The Fall of Baghdad: Shock Waves and Ripple Effects
The ‘shock and awe’ of the fall of Baghdad is still being felt today.
Another democratic vote, for another Mideast country.
An Egyptian woman shows her thumb, marked by red ink, after voting at a polling station in Cairo, November 15, 2005. Egypt’s Muslim Brotherhood said it had won 34 seats in the first phase of legislative elections, a major advance for the banned but tolerated Islamist group. (AFP/Khaled Desouki)
Freedom for Egyptians also has great pictures from the election, yesterday.

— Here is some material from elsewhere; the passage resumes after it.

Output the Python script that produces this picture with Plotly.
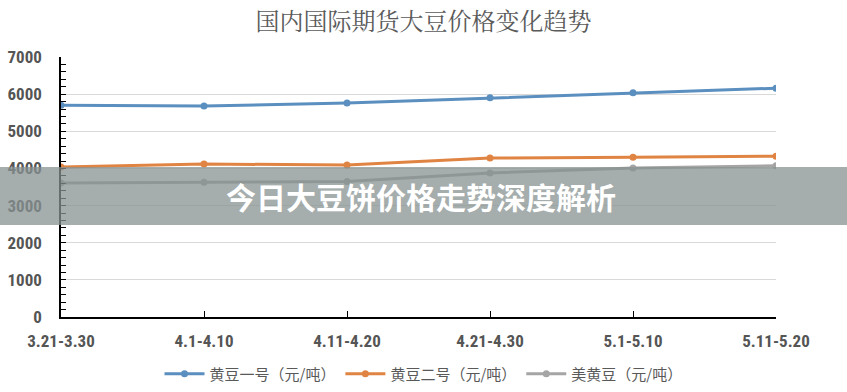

The Fall of Baghdad sent shockwaves throughout the region. But, it is the ripple effects that are still being felt today. Yesterday’s election in Egypt was just one of the ripple effects from the Fall of Baghdad. Here is a partial list the other democratic and human rights ripple effects felt in the region from just this last year:
* Successful elections twice in Iraq
* Successful elections twice in Afghanistan
* Violence free (for the most part) change of government in Lebanon
* Democratic Elections in Palestine
* Pardons for jailed democracy reformists in Saudi Arabia
* Women rights guarantees in Kuwait
* Movement in Egypt towards reform
* Reform in Libya
* Historic talks between Israel and Pakistan
* Israel pullout from Gaza
* Massive Protests against Al Qaida in Morocco
* Protests against Al Qaida in Jordan
* Saudi Arabia lifts economic boycott on Israel
* Saudi Arabia open to talks on allowing women to drive
* Women are no longer publicly stoned in Afghanistan
* Women hold more than the allotted 25% of the seats of parliament in Afghanistan.
Yesterday’s vote sent more members of the Muslim Brotherhood to parliament. The brotherhood doubled their seats in parliament. The election saw some violence but there have so far been no complaints on the overall voting process. Earlier this year, opposition candidates were allowed to run up against 77 year old President Mubarak.
No word yet on how Coptic Christian woman Mona Makram Ebeid did at the polls.